Saturday, June 04, 2005

Spent my birthday on Quadra with V and friends, the most beautiful gulf island I've seen yet. Were it not for the tiny winding driveways arcing off into the woods you could be forgiven for thinking no one lived there at all. Nothing but lush green forest and scattering deer around every corner.
Stayed in the recently finished "executive suite" at an oceanfront hotel on the east side of the island. This consisted of a newly renovated two-level attic reeking of fresh paint and drywall with a few clumsily positioned pieces of furniture scattered about the unfinished wood floor.
Downstairs to the restaurant for dinner, which is cut short by the sound of ground level renovations (starting promptly at 9 pm, continuing late into the night.)

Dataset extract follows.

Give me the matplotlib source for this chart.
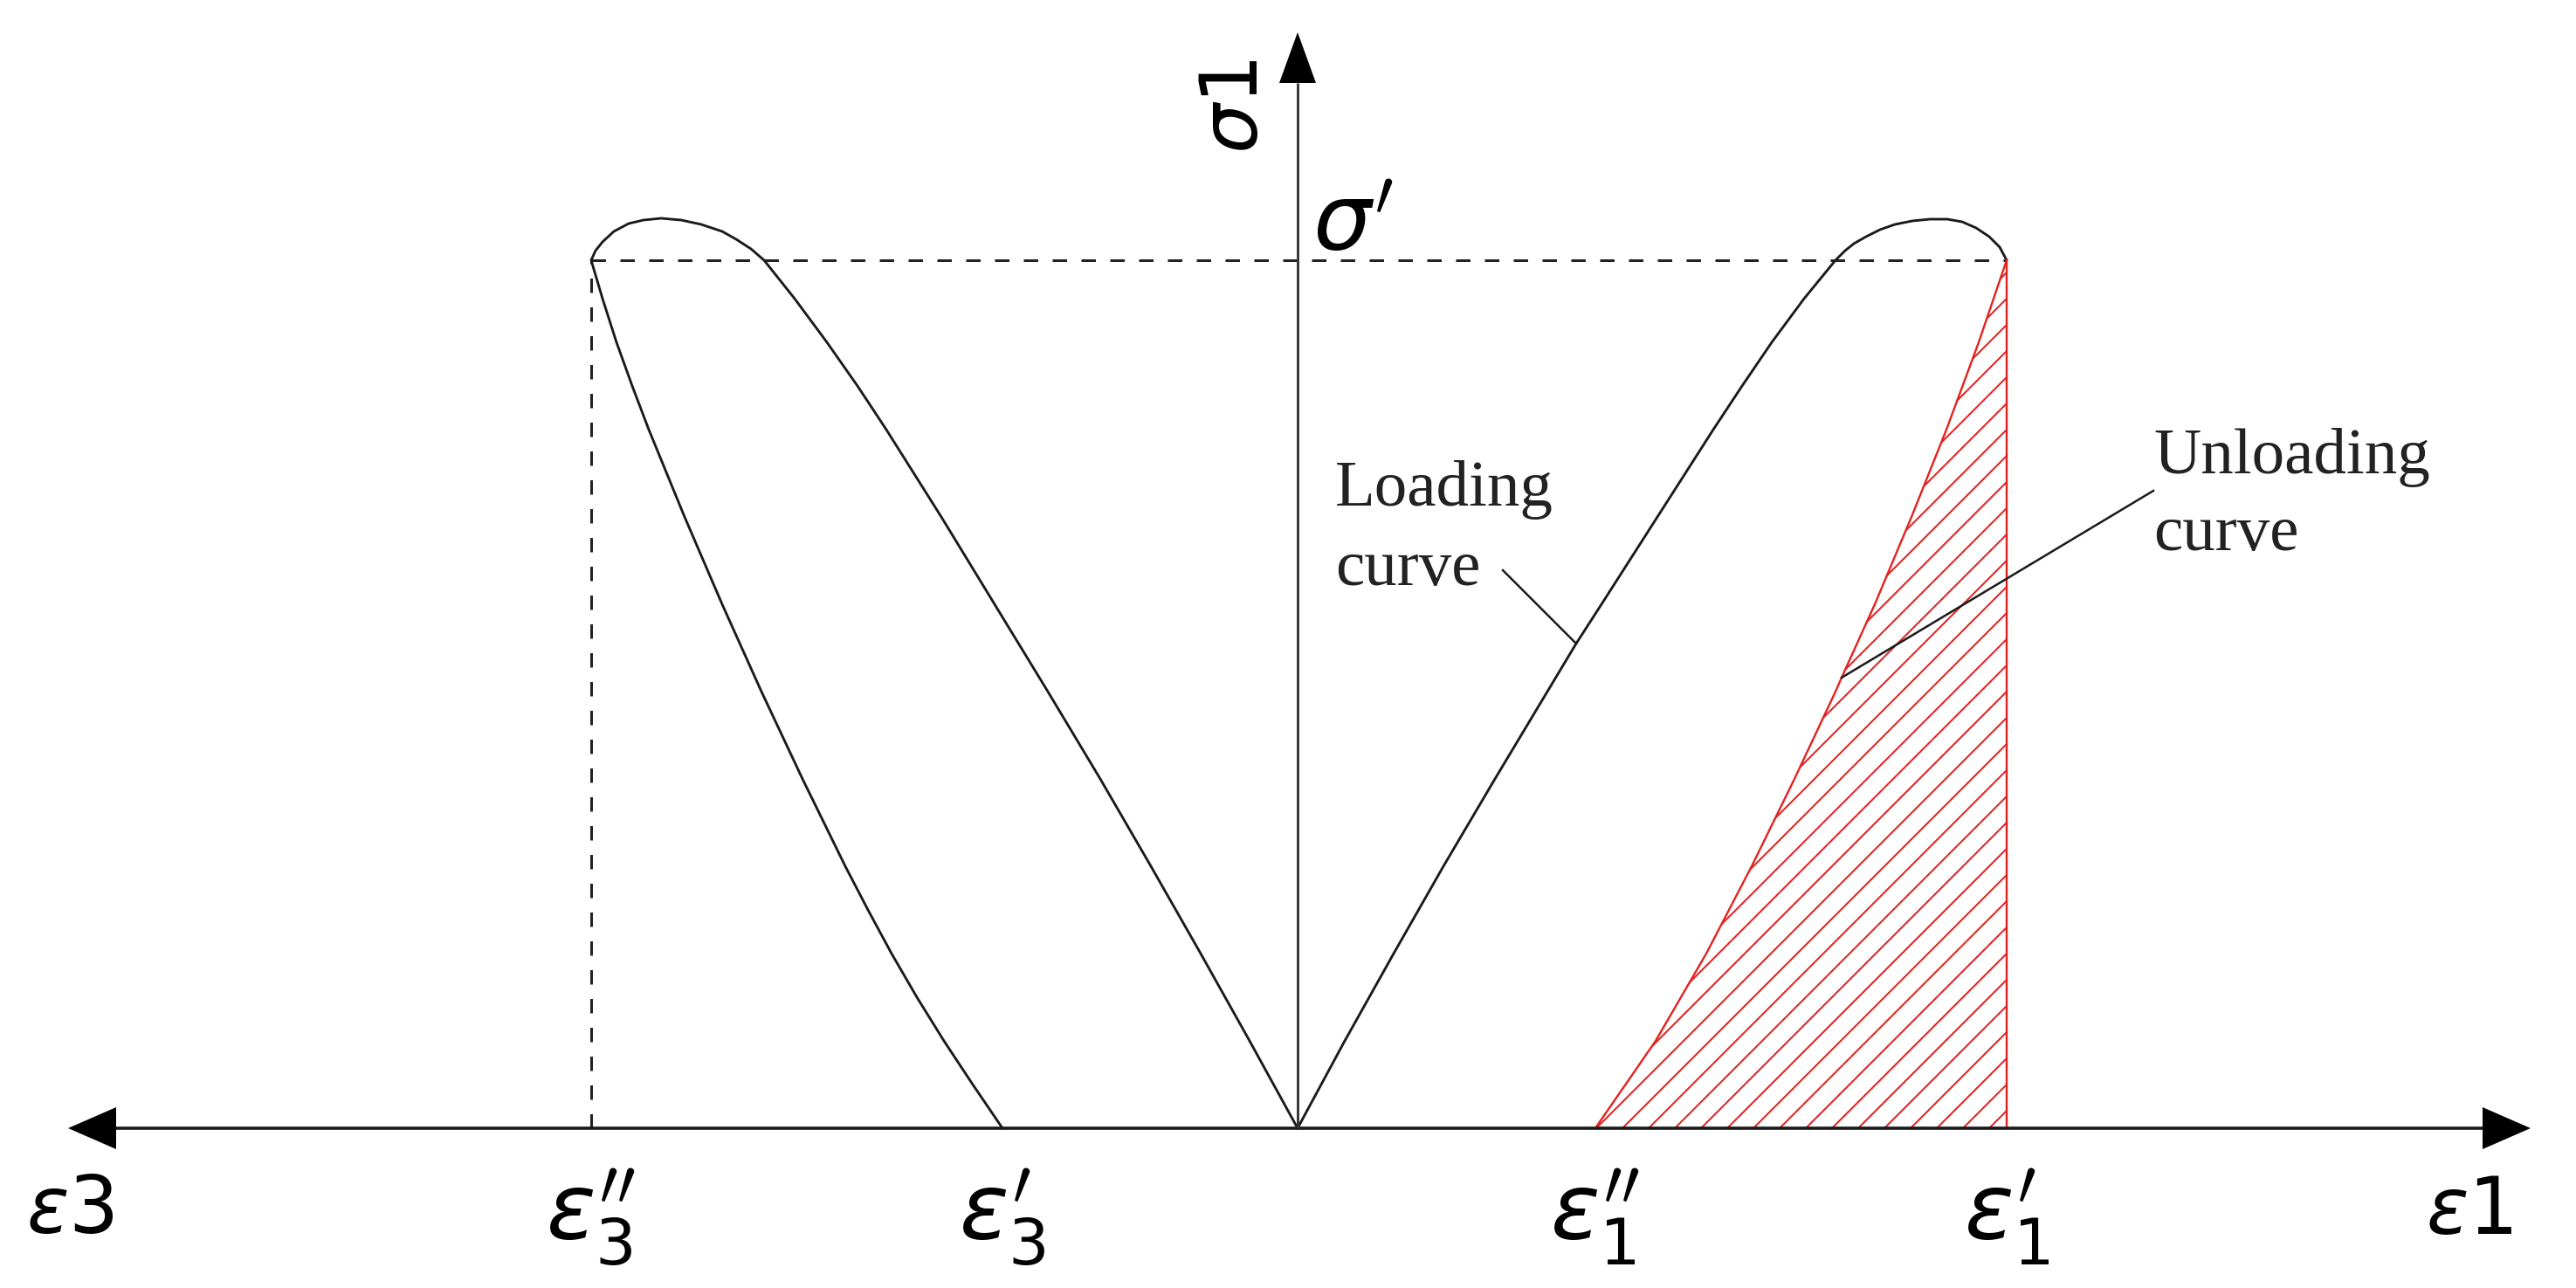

Lacking a TV or even a radio, we are forced to pilfer a sawdust coated boombox from the workmans storage space, just to drown out the hammering. Barely recognizable pop music wafts out of the speakers through a haze of static and drywall dust as we drink warm beers and play increasingly less complex card games, culminating in a seemingly endless round of "spoons."
Awake the next morning to find the toilet in the suite does not work.
The ferry ride back is shared with what feels like the entire student body of a local high school, as if I wasnt feeling old enough already. Outside on the deck, there are still some quiet places to watch the clouds rolling in.
How many of my life experiences have been framed by rides on these big, beautiful boats? When I was a kid, the ferries were the height of adventure. Packed to the gills with people in the summer, eerily empty in the winter, they were jungle gyms on a massive scale, moving playgrounds. At night, with the front blinds pulled down and the engine vibrating, a bc ferry was as close to riding in a spaceship as I could imagine. Not some dinky buck rogers spaceship, but one of those slow moving industrial behemoths from "Alien" or "2001."
In the winter on the upper sunshine coast, at night, it's still not uncommon to be one of the only people onboard. There is something comforting about the idea of a boat that travels it's route regardless of how many passengers are aboard.